Even more amazing, though, is the way that life and purpose has begun to come into focus. It is so clear that I am in the right place, doing the things that I am meant to do now. Nick and I are having the most wonderful and exciting talks about what we feel God is doing in our lives and what our future holds. Our daughter, Danica, called me the other night just to talk – we had the most natural, normal and loving thirty minutes on the phone together, and I have tucked the glow and warmth of that conversation deep into my heart so I can revisit it over and over, like a small round stone in my pocket that my fingers can’t stop exploring. I can hardly bear to go to sleep at night – life is so good right now and I don’t want to miss a moment.

My inaugural post at Art Jewelry Elements went up this morning – go check it out if you have a minute. It’s about the etching class I took with Gail at Wired Designs weekend before last.

Handmade Artisan Jewelry by Francesca Watson Designs

My etched brass earrings using the metal sheet we etched in class.

I am also busily exploring the new design idea that came to me last week – and rather prolifically, too. The 2012 Rusted Gingham Barn Sale is just around the corner, and at this point my big concern is that I won’t have enough inventory. I am in awe of the people in the jewelry community who post photos in our Facebook gathering places and say things like, “Here are the 30 necklaces I whipped up after I put the kids to bed last night.” My mind boggles – I just don’t know how they do it!! So, there’s still a lot of studio time on the schedule, to the exclusion of most other things.

And I’m loving it.

As I reread that post from January, I am really struck by how prophetic it turned out to be. I had no idea when I wrote it that I would be quitting my job in May, but it very clearly lays out the things that would turn out to be foundational in taking that step of faith.

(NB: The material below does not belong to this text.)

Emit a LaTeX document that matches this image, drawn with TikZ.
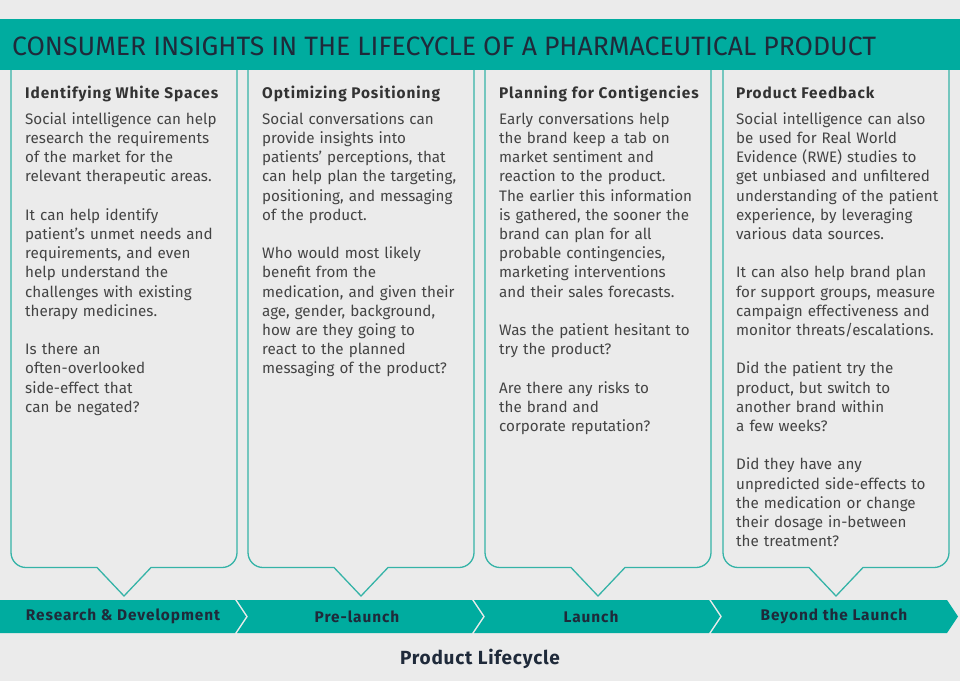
\documentclass[tikz,border=0pt]{standalone}
\usepackage{fontspec}
\setmainfont{Fira Sans}
\definecolor{bgc}{HTML}{EBEBEB}
\definecolor{teal1}{HTML}{00AC9F}
\definecolor{lineteal}{HTML}{35B3A7}
\definecolor{navy}{HTML}{1F2A3A}
\definecolor{bodyc}{HTML}{444444}
\definecolor{headc}{HTML}{333333}
\tikzset{
  bodytext/.style={anchor=north west, inner sep=0pt, align=left, text width=222pt,
    font=\fontsize{15.2}{19.2}\selectfont, text=bodyc},
  headtext/.style={anchor=base west, inner sep=0pt, font=\bfseries\fontsize{15.4}{17}\selectfont\addfontfeature{LetterSpace=6}, text=headc},
  callout/.style={draw=lineteal, line width=1.3pt, fill=bgc},
  seglabel/.style={inner sep=0pt, font=\bfseries\fontsize{15.4}{17}\selectfont\addfontfeature{LetterSpace=6}, text=navy},
  segfill/.style={fill=teal1, draw=none}
}
\begin{document}
\begin{tikzpicture}[x=1pt,y=-1pt]
\fill[bgc] (0,0) rectangle (960,681);
\useasboundingbox (0,0) rectangle (960,681);
% callout boxes
\foreach \L in {11,248,485,723}{
  \pgfmathsetmacro{\R}{\L+226}
  \pgfmathsetmacro{\C}{\L+113}
  \draw[callout] (\L,60) -- (\L,552.5) arc[start angle=180,end angle=270,radius=15pt] -- (\C-27,567.5) -- (\C,596) -- (\C+27,567.5) -- (\R-15,567.5) arc[start angle=270,end angle=360,radius=15pt] -- (\R,60);
}
% title band
\fill[teal1] (0,19) rectangle (960,70);
\node[anchor=base west, inner sep=0pt, font=\fontsize{26.6}{30}\selectfont, text=navy] (title) at (12,55) {CONSUMER INSIGHTS IN THE LIFECYCLE OF A PHARMACEUTICAL PRODUCT};
% headings
\node[headtext] (h1) at (25,98) {Identifying White Spaces};
\node[headtext] (h2) at (262,98) {Optimizing Positioning};
\node[headtext] (h3) at (499,98) {Planning for Contigencies};
\node[headtext] (h4) at (736,98) {Product Feedback};
% bodies
\node[bodytext] (b1) at (25,110.6) {\strut Social intelligence can help\\
research the requirements\\
of the market for the\\
relevant therapeutic areas.\\[19.2pt]
It can help identify\\
patient’s unmet needs and\\
requirements, and even\\
help understand the\\
challenges with existing\\
therapy medicines.\\[19.2pt]
Is there an\\
often-overlooked\\
side-effect that\\
can be negated?};
\node[bodytext] (b2) at (262,110.6) {\strut Social conversations can\\
provide insights into\\
patients’ perceptions, that\\
can help plan the targeting,\\
positioning, and messaging\\
of the product.\\[19.2pt]
Who would most likely\\
benefit from the\\
medication, and given their\\
age, gender, background,\\
how are they going to\\
react to the planned\\
messaging of the product?};
\node[bodytext] (b3) at (499,110.6) {\strut Early conversations help\\
the brand keep a tab on\\
market sentiment and\\
reaction to the product.\\
The earlier this information\\
is gathered, the sooner the\\
brand can plan for all\\
probable contingencies,\\
marketing interventions\\
and their sales forecasts.\\[19.2pt]
Was the patient hesitant to\\
try the product?\\[19.2pt]
Are there any risks to\\
the brand and\\
corporate reputation?};
\node[bodytext] (b4) at (736,110.6) {\strut Social intelligence can also\\
be used for Real World\\
Evidence (RWE) studies to\\
get unbiased and unfiltered\\
understanding of the patient\\
experience, by leveraging\\
various data sources.\\[19.2pt]
It can also help brand plan\\
for support groups, measure\\
campaign effectiveness and\\
monitor threats/escalations.\\[19.2pt]
Did the patient try the\\
product, but switch to\\
another brand within\\
a few weeks?\\[19.2pt]
Did they have any\\
unpredicted side-effects to\\
the medication or change\\
their dosage in-between\\
the treatment?};
% chevron band
\fill[segfill] (0,600) -- (235,600) -- (246,616.5) -- (235,633) -- (0,633) -- cycle;
\fill[segfill] (237,600) -- (472,600) -- (483,616.5) -- (472,633) -- (237,633) -- (248,616.5) -- cycle;
\fill[segfill] (474,600) -- (709,600) -- (720,616.5) -- (709,633) -- (474,633) -- (485,616.5) -- cycle;
\fill[segfill] (711,600) -- (947,600) -- (958,616.5) -- (947,633) -- (711,633) -- (722,616.5) -- cycle;
\node[seglabel] (s1) at (123,616.5) {Research \& Development};
\node[seglabel] (s2) at (357,616.5) {Pre-launch};
\node[seglabel] (s3) at (591,616.5) {Launch};
\node[seglabel] (s4) at (834,616.5) {Beyond the Launch};
\node[inner sep=0pt, font=\bfseries\fontsize{19}{22}\selectfont\addfontfeature{LetterSpace=4}, text=navy] (pl) at (480,659) {Product Lifecycle};
\end{tikzpicture}
\end{document}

Unexpectedly, there’s even MORE big news!

And life changes again. For the better.

I’ve written a lot about the classes I’ve taken this year at Wired Designs Studio here in San Antonio. Gail Stouffer, one of the studio owners and the Director of Education, has been hugely supportive and encouraging of my efforts, and I have become quite fond of her. My time in the Wired Designs studio is always a jump-start to new ideas and new approaches to things I’m trying, and Gail is directly responsible for my newfound passion for glass cabochons. I feel really fortunate to have become part of that community of artists.

Well, last week Gail got in touch with me and asked me to consider joining her team as a metal and wire instructor. I was floored – thrilled, excited, scared, and floored. We’re still working out the schedule and some of the details, but after the first of the year, I’ll be working with another instructor to cover the metal class schedule, which will include a boot camp that covers the essentials of metal with a design class that puts it all together. At the moment, it looks like I’ll be teaching anywhere from three to five classes a month and I could not be more excited.

And grateful.

It was such a big deal for me to leave my job in May, to decide to follow whole-heartedly the path I felt God was setting before me, and to ignore the worry about money and provision that inevitably tries to creep in when we take such big steps away from “normal.” I have had Nick’s complete support in this and I have reveled in the unrestricted time to be creative and focused, but I admit that I have felt a little guilty and selfish to have been such a drain on our resources this summer. This opportunity is another encouragement to me that I am where I am supposed to be and doing what I’m supposed to be doing.

Thanks so much, Gail! I’m looking forward this new phase of the journey!